But if and when she does leave a deranged voicemail on Reverend Schenck's phone saying, snitches get stitches, then that might
be time to usher in a Martha Annalito segment. Listeners, this is a reference to a voicemail
that Ginny Thomas actually did leave years ago on Anita Hill's office voicemail. This is a thing
that really happened. And just to go further down memory lane, Do you remember the campaign that conservative media launched to
find the Dobbs leaker and just started naming random law clerks who worked for democratically
appointed justices? Actually, Democrat appointed justices, but also democratically appointed
justices. It's a Freudian slip, but one that's meaningful.

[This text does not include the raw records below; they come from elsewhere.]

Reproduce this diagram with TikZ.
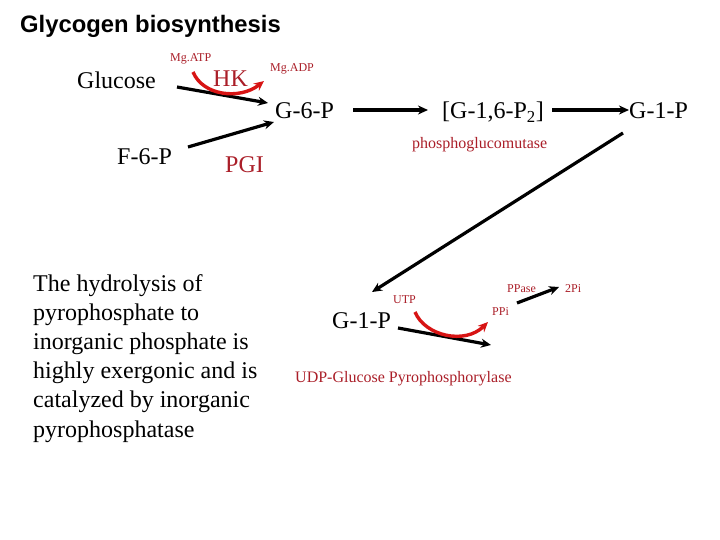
\documentclass[tikz,border=0pt]{standalone}
\usepackage{fontspec}
\setmainfont{Liberation Serif}
\newfontfamily\titlefont{Liberation Sans}
\usetikzlibrary{arrows.meta}
\definecolor{lab}{RGB}{170,30,40}
\definecolor{curv}{RGB}{215,20,20}
\begin{document}
\begin{tikzpicture}[x=1pt,y=-1pt,
  big/.style={font=\fontsize{24}{29.2}\selectfont, inner sep=0pt, anchor=base west},
  small/.style={font=\fontsize{12}{14}\selectfont, text=lab, inner sep=0pt, anchor=base west},
  mid/.style={font=\fontsize{16}{19}\selectfont, text=lab, inner sep=0pt, anchor=base west},
  arr/.style={line width=3.2pt, -{Stealth[length=10pt,width=9pt]}},
  rarr/.style={line width=3.4pt, draw=curv, -{Stealth[length=10pt,width=9pt]}}]
\useasboundingbox (0,0) rectangle (720,540);

% title
\node[inner sep=0pt, anchor=base west, font=\titlefont\bfseries\fontsize{23.8}{28}\selectfont] (title) at (20,33)
  {Glycogen biosynthesis};

% upper pathway
\node[big] (glc) at (77,89) {Glucose};
\node[small] (mgatp) at (170,62) {Mg.ATP};
\node[big, text=lab] (hk) at (213,87) {HK};
\node[small] (mgadp) at (270,72) {Mg.ADP};
\node[big] (g6p) at (275,119) {G-6-P};
\node[big] (g16) at (442,119) {[G-1,6-P\textsubscript{2}]};
\node[big] (g1p) at (629,119) {G-1-P};
\node[mid] (pgm) at (412,149) {phosphoglucomutase};
\node[big] (f6p) at (117,165) {F-6-P};
\node[big, text=lab] (pgi) at (225,173) {PGI};

% lower pathway
\node[big] (g1pb) at (332,328) {G-1-P};
\node[small] (utp) at (393,303) {UTP};
\node[small] (ppi) at (492,315) {PPi};
\node[small] (ppase) at (507,292) {PPase};
\node[small] (twopi) at (565,292) {2Pi};
\node[mid] (udp) at (295,382) {UDP-Glucose Pyrophosphorylase};

% paragraph
\node[inner sep=0pt, anchor=base west, font=\fontsize{24}{29.2}\selectfont] (para) at (33,291)
  {\begin{tabular}[t]{@{}l@{}}The hydrolysis of\\ pyrophosphate to\\ inorganic phosphate is\\
   highly exergonic and is\\ catalyzed by inorganic\\ pyrophosphatase\end{tabular}};

% connector end points
\coordinate (a1s) at (177,87);  \coordinate (a1e) at (268,103);
\coordinate (a2s) at (188,147); \coordinate (a2e) at (274,122);
\coordinate (a3s) at (353,110); \coordinate (a3e) at (428,110);
\coordinate (a4s) at (552,110); \coordinate (a4e) at (629,110);
\coordinate (a5s) at (623,133); \coordinate (a5e) at (372,292);
\coordinate (a6s) at (398,328); \coordinate (a6e) at (491,345);
\coordinate (a7s) at (517,303); \coordinate (a7e) at (559,287);
\coordinate (c1s) at (193,72);  \coordinate (c1e) at (264,81);
\coordinate (c2s) at (415,312); \coordinate (c2e) at (488,322);

% black arrows
\draw[arr] (a1s) -- (a1e);
\draw[arr] (a2s) -- (a2e);
\draw[arr] (a3s) -- (a3e);
\draw[arr] (a4s) -- (a4e);
\draw[arr] (a5s) -- (a5e);
\draw[arr] (a6s) -- (a6e);
\draw[arr] (a7s) -- (a7e);

% red curved arrows
\draw[rarr] (c1s) .. controls (203,96) and (240,100) .. (c1e);
\draw[rarr] (c2s) .. controls (425,336) and (465,345) .. (c2e);
\end{tikzpicture}
\end{document}
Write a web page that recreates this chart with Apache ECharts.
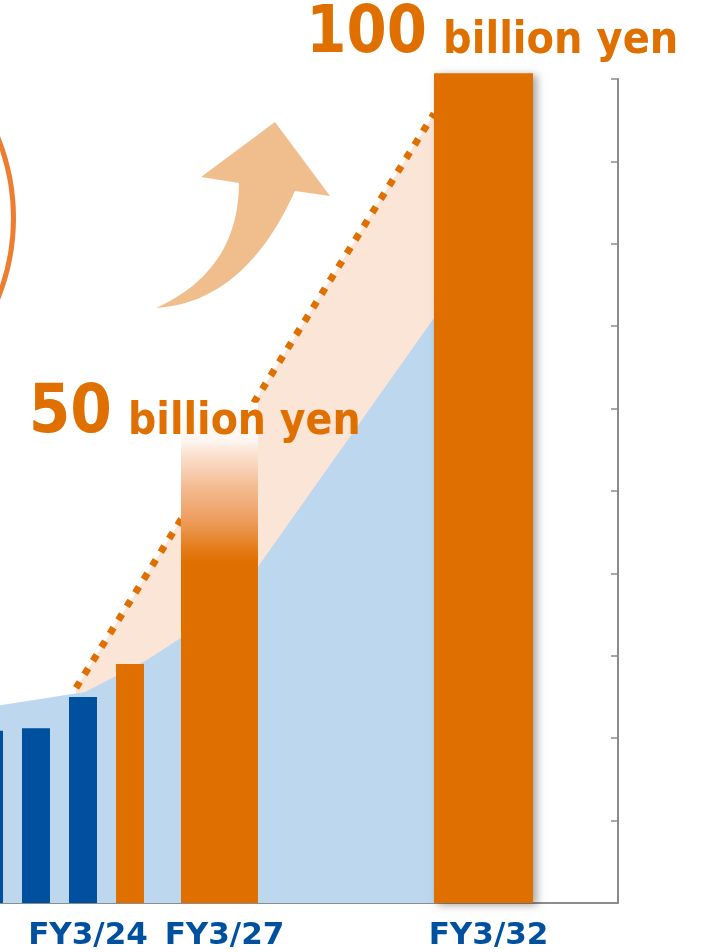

What if it was all right in front of us the whole time,
staring us in the face, and instead we were grabbing cell phones from young lawyers and
scaring them and telling them that their prospects in the profession would be nil if they did not
fess up to this breach of confidentiality and all of the norms of the Supreme Court? What if the alarm was coming from inside the House?
Okay, well, enough of this, as some have put it,
nothing burger of a revelation.
Yeah, because one conservative defender of the court said,
apparently private leaks happen all the time, right?
All the time.
No big deal.
Nothing to see here.
I'm just going to say that's news to me.
I did not realize that.
That is not the reality in which I reside.
I'm still waiting for Sam Alito to DM me the results of some of the cases the court heard
in October.
So. to DM me the results of some of the cases the court heard in October. So...
All right. This is all to say that the leak in Hobby Lobby was not the only story. In fact,
I'm not even sure it was the story. The other equally, if not more important part of all of
this is about the highly coordinated campaign to influence Supreme Court justices that actually
resulted in some individuals, wealthy individuals, securing real access to Court justices that actually resulted in some individuals,
wealthy individuals, securing real access to those justices. So here's what the Times said.
In 2000, Mr. Schenck launched Operation Higher Court. I like that. An attempt to reach the
justices directly. The goal, he said in an interview, was to, quote, embolden the justices to lay the legal groundwork for an eventual reversal of Roe
by delivering, quote-unquote, unapologetically conservative dissents.
The Times goes on.
Mr. Schenck recruited wealthy donors,
encouraging them to invite some of the justices to meals,
to their vacation homes, or to private clubs.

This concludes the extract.